Instructions to follow: Skip the pictures and quote all of the lines exactly.

Provided data:
■ ■ ■ ■ ■

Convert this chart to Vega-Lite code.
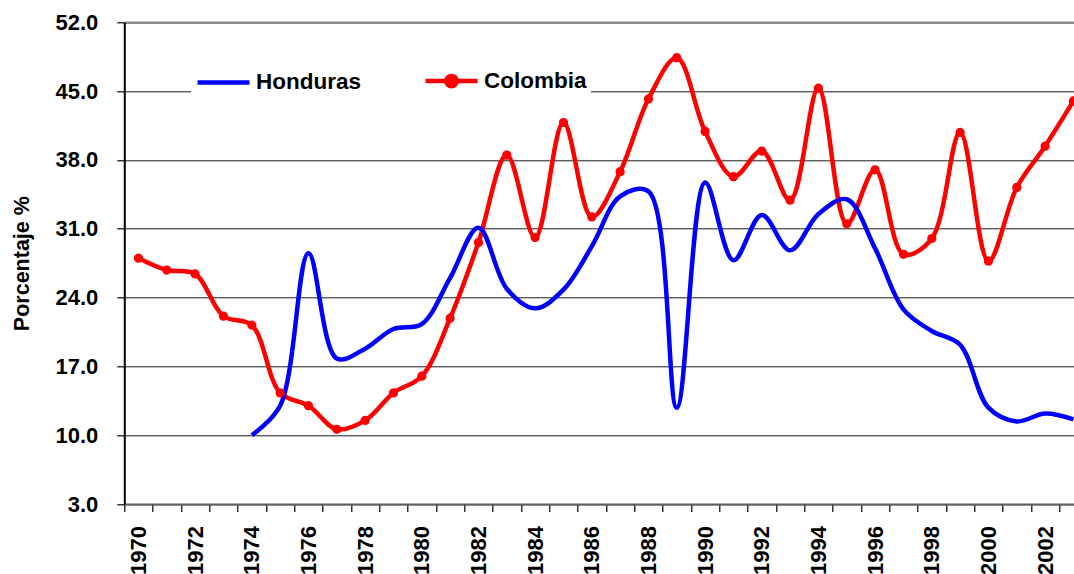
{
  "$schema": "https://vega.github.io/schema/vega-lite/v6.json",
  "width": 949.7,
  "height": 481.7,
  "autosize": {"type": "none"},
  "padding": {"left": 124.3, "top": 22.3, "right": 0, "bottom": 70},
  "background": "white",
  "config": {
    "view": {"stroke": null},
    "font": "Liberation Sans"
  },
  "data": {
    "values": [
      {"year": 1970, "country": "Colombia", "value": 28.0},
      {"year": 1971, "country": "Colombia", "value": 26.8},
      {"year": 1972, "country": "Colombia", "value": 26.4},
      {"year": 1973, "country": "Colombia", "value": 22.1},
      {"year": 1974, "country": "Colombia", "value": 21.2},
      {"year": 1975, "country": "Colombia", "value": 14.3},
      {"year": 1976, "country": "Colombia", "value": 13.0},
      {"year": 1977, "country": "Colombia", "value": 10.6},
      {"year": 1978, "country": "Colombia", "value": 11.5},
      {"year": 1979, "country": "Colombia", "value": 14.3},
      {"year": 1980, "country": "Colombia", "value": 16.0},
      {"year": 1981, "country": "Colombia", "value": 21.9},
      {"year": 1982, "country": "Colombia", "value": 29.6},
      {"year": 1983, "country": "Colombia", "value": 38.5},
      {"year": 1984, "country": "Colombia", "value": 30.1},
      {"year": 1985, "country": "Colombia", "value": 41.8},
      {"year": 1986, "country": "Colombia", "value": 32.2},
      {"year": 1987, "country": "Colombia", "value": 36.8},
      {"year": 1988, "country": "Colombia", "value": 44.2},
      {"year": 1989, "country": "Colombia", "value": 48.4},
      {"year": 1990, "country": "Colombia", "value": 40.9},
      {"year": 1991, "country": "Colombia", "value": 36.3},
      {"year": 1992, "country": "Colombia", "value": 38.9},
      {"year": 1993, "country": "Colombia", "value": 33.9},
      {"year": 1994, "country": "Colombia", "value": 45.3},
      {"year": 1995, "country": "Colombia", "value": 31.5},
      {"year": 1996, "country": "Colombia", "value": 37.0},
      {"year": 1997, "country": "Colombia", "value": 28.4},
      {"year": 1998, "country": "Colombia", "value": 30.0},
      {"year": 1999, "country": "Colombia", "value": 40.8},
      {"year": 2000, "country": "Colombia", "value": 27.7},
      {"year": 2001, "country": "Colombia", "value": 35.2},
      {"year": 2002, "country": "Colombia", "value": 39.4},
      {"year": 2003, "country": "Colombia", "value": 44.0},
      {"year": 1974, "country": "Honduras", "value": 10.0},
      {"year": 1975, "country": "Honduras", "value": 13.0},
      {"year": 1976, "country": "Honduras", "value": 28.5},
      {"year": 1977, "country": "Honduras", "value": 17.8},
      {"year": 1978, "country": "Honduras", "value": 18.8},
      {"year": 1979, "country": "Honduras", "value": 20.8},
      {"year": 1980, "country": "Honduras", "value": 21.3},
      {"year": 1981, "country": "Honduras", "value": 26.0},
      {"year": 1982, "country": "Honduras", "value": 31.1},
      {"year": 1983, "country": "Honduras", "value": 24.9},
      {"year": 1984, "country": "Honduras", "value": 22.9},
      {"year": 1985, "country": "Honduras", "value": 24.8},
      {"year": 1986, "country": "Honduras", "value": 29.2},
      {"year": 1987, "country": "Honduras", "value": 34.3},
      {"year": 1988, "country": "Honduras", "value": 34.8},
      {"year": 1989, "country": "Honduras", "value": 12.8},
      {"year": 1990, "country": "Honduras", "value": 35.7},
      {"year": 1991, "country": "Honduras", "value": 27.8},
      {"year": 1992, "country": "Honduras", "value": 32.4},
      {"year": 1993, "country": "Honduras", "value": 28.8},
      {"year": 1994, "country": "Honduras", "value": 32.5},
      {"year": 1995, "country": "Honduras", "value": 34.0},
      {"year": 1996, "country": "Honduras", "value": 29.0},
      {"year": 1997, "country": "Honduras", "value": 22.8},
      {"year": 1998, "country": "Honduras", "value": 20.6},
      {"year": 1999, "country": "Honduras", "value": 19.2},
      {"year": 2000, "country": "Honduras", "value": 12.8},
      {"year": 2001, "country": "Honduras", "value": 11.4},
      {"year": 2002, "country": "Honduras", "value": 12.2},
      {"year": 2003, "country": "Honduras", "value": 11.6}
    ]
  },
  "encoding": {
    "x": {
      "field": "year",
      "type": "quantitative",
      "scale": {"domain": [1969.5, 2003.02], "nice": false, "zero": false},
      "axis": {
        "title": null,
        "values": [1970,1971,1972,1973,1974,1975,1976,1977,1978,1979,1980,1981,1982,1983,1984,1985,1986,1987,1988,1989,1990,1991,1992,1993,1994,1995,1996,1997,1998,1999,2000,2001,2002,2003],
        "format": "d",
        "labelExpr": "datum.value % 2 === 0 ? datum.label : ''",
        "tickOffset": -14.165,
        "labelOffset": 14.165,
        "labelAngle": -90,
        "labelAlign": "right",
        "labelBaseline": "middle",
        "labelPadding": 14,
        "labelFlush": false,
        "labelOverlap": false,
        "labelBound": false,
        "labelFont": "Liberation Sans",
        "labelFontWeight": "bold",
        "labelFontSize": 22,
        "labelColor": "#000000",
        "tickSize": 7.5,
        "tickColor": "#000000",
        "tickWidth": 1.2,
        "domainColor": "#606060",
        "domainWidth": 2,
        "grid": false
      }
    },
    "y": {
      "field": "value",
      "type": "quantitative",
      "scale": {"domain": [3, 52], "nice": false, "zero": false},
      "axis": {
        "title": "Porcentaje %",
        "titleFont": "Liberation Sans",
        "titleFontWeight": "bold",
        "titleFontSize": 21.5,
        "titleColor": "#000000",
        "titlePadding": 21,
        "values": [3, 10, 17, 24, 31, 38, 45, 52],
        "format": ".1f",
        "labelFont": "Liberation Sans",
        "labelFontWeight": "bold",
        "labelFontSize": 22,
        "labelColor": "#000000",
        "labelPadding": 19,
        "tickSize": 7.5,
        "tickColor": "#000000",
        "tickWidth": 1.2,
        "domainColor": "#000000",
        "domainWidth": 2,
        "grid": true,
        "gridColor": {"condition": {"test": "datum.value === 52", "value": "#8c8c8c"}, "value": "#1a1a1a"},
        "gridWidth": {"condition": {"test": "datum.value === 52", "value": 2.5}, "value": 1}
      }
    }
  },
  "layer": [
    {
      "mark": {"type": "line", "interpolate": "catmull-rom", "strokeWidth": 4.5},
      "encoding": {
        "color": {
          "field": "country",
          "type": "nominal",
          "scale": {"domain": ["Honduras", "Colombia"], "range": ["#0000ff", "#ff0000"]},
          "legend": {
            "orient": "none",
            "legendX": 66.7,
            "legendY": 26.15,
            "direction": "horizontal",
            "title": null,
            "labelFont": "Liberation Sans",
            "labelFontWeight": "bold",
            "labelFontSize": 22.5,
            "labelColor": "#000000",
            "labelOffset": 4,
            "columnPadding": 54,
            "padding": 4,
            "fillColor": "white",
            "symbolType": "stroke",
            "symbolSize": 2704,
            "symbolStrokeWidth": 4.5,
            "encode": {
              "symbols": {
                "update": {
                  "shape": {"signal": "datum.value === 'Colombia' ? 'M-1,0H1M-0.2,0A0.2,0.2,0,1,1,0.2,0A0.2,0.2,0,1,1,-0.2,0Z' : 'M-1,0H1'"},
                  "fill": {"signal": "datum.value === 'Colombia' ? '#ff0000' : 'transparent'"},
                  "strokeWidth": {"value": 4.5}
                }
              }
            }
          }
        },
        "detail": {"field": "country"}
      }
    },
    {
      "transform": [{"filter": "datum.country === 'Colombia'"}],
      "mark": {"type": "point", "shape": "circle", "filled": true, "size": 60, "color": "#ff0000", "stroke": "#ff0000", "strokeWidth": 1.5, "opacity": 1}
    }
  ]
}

■ ■ ■ ■ ■

Answer:
Convert this chart to Vega-Lite code.
{
  "$schema": "https://vega.github.io/schema/vega-lite/v6.json",
  "width": 949.7,
  "height": 481.7,
  "autosize": {"type": "none"},
  "padding": {"left": 124.3, "top": 22.3, "right": 0, "bottom": 70},
  "background": "white",
  "config": {
    "view": {"stroke": null},
    "font": "Liberation Sans"
  },
  "data": {
    "values": [
      {"year": 1970, "country": "Colombia", "value": 28.0},
      {"year": 1971, "country": "Colombia", "value": 26.8},
      {"year": 1972, "country": "Colombia", "value": 26.4},
      {"year": 1973, "country": "Colombia", "value": 22.1},
      {"year": 1974, "country": "Colombia", "value": 21.2},
      {"year": 1975, "country": "Colombia", "value": 14.3},
      {"year": 1976, "country": "Colombia", "value": 13.0},
      {"year": 1977, "country": "Colombia", "value": 10.6},
      {"year": 1978, "country": "Colombia", "value": 11.5},
      {"year": 1979, "country": "Colombia", "value": 14.3},
      {"year": 1980, "country": "Colombia", "value": 16.0},
      {"year": 1981, "country": "Colombia", "value": 21.9},
      {"year": 1982, "country": "Colombia", "value": 29.6},
      {"year": 1983, "country": "Colombia", "value": 38.5},
      {"year": 1984, "country": "Colombia", "value": 30.1},
      {"year": 1985, "country": "Colombia", "value": 41.8},
      {"year": 1986, "country": "Colombia", "value": 32.2},
      {"year": 1987, "country": "Colombia", "value": 36.8},
      {"year": 1988, "country": "Colombia", "value": 44.2},
      {"year": 1989, "country": "Colombia", "value": 48.4},
      {"year": 1990, "country": "Colombia", "value": 40.9},
      {"year": 1991, "country": "Colombia", "value": 36.3},
      {"year": 1992, "country": "Colombia", "value": 38.9},
      {"year": 1993, "country": "Colombia", "value": 33.9},
      {"year": 1994, "country": "Colombia", "value": 45.3},
      {"year": 1995, "country": "Colombia", "value": 31.5},
      {"year": 1996, "country": "Colombia", "value": 37.0},
      {"year": 1997, "country": "Colombia", "value": 28.4},
      {"year": 1998, "country": "Colombia", "value": 30.0},
      {"year": 1999, "country": "Colombia", "value": 40.8},
      {"year": 2000, "country": "Colombia", "value": 27.7},
      {"year": 2001, "country": "Colombia", "value": 35.2},
      {"year": 2002, "country": "Colombia", "value": 39.4},
      {"year": 2003, "country": "Colombia", "value": 44.0},
      {"year": 1974, "country": "Honduras", "value": 10.0},
      {"year": 1975, "country": "Honduras", "value": 13.0},
      {"year": 1976, "country": "Honduras", "value": 28.5},
      {"year": 1977, "country": "Honduras", "value": 17.8},
      {"year": 1978, "country": "Honduras", "value": 18.8},
      {"year": 1979, "country": "Honduras", "value": 20.8},
      {"year": 1980, "country": "Honduras", "value": 21.3},
      {"year": 1981, "country": "Honduras", "value": 26.0},
      {"year": 1982, "country": "Honduras", "value": 31.1},
      {"year": 1983, "country": "Honduras", "value": 24.9},
      {"year": 1984, "country": "Honduras", "value": 22.9},
      {"year": 1985, "country": "Honduras", "value": 24.8},
      {"year": 1986, "country": "Honduras", "value": 29.2},
      {"year": 1987, "country": "Honduras", "value": 34.3},
      {"year": 1988, "country": "Honduras", "value": 34.8},
      {"year": 1989, "country": "Honduras", "value": 12.8},
      {"year": 1990, "country": "Honduras", "value": 35.7},
      {"year": 1991, "country": "Honduras", "value": 27.8},
      {"year": 1992, "country": "Honduras", "value": 32.4},
      {"year": 1993, "country": "Honduras", "value": 28.8},
      {"year": 1994, "country": "Honduras", "value": 32.5},
      {"year": 1995, "country": "Honduras", "value": 34.0},
      {"year": 1996, "country": "Honduras", "value": 29.0},
      {"year": 1997, "country": "Honduras", "value": 22.8},
      {"year": 1998, "country": "Honduras", "value": 20.6},
      {"year": 1999, "country": "Honduras", "value": 19.2},
      {"year": 2000, "country": "Honduras", "value": 12.8},
      {"year": 2001, "country": "Honduras", "value": 11.4},
      {"year": 2002, "country": "Honduras", "value": 12.2},
      {"year": 2003, "country": "Honduras", "value": 11.6}
    ]
  },
  "encoding": {
    "x": {
      "field": "year",
      "type": "quantitative",
      "scale": {"domain": [1969.5, 2003.02], "nice": false, "zero": false},
      "axis": {
        "title": null,
        "values": [1970,1971,1972,1973,1974,1975,1976,1977,1978,1979,1980,1981,1982,1983,1984,1985,1986,1987,1988,1989,1990,1991,1992,1993,1994,1995,1996,1997,1998,1999,2000,2001,2002,2003],
        "format": "d",
        "labelExpr": "datum.value % 2 === 0 ? datum.label : ''",
        "tickOffset": -14.165,
        "labelOffset": 14.165,
        "labelAngle": -90,
        "labelAlign": "right",
        "labelBaseline": "middle",
        "labelPadding": 14,
        "labelFlush": false,
        "labelOverlap": false,
        "labelBound": false,
        "labelFont": "Liberation Sans",
        "labelFontWeight": "bold",
        "labelFontSize": 22,
        "labelColor": "#000000",
        "tickSize": 7.5,
        "tickColor": "#000000",
        "tickWidth": 1.2,
        "domainColor": "#606060",
        "domainWidth": 2,
        "grid": false
      }
    },
    "y": {
      "field": "value",
      "type": "quantitative",
      "scale": {"domain": [3, 52], "nice": false, "zero": false},
      "axis": {
        "title": "Porcentaje %",
        "titleFont": "Liberation Sans",
        "titleFontWeight": "bold",
        "titleFontSize": 21.5,
        "titleColor": "#000000",
        "titlePadding": 21,
        "values": [3, 10, 17, 24, 31, 38, 45, 52],
        "format": ".1f",
        "labelFont": "Liberation Sans",
        "labelFontWeight": "bold",
        "labelFontSize": 22,
        "labelColor": "#000000",
        "labelPadding": 19,
        "tickSize": 7.5,
        "tickColor": "#000000",
        "tickWidth": 1.2,
        "domainColor": "#000000",
        "domainWidth": 2,
        "grid": true,
        "gridColor": {"condition": {"test": "datum.value === 52", "value": "#8c8c8c"}, "value": "#1a1a1a"},
        "gridWidth": {"condition": {"test": "datum.value === 52", "value": 2.5}, "value": 1}
      }
    }
  },
  "layer": [
    {
      "mark": {"type": "line", "interpolate": "catmull-rom", "strokeWidth": 4.5},
      "encoding": {
        "color": {
          "field": "country",
          "type": "nominal",
          "scale": {"domain": ["Honduras", "Colombia"], "range": ["#0000ff", "#ff0000"]},
          "legend": {
            "orient": "none",
            "legendX": 66.7,
            "legendY": 26.15,
            "direction": "horizontal",
            "title": null,
            "labelFont": "Liberation Sans",
            "labelFontWeight": "bold",
            "labelFontSize": 22.5,
            "labelColor": "#000000",
            "labelOffset": 4,
            "columnPadding": 54,
            "padding": 4,
            "fillColor": "white",
            "symbolType": "stroke",
            "symbolSize": 2704,
            "symbolStrokeWidth": 4.5,
            "encode": {
              "symbols": {
                "update": {
                  "shape": {"signal": "datum.value === 'Colombia' ? 'M-1,0H1M-0.2,0A0.2,0.2,0,1,1,0.2,0A0.2,0.2,0,1,1,-0.2,0Z' : 'M-1,0H1'"},
                  "fill": {"signal": "datum.value === 'Colombia' ? '#ff0000' : 'transparent'"},
                  "strokeWidth": {"value": 4.5}
                }
              }
            }
          }
        },
        "detail": {"field": "country"}
      }
    },
    {
      "transform": [{"filter": "datum.country === 'Colombia'"}],
      "mark": {"type": "point", "shape": "circle", "filled": true, "size": 60, "color": "#ff0000", "stroke": "#ff0000", "strokeWidth": 1.5, "opacity": 1}
    }
  ]
}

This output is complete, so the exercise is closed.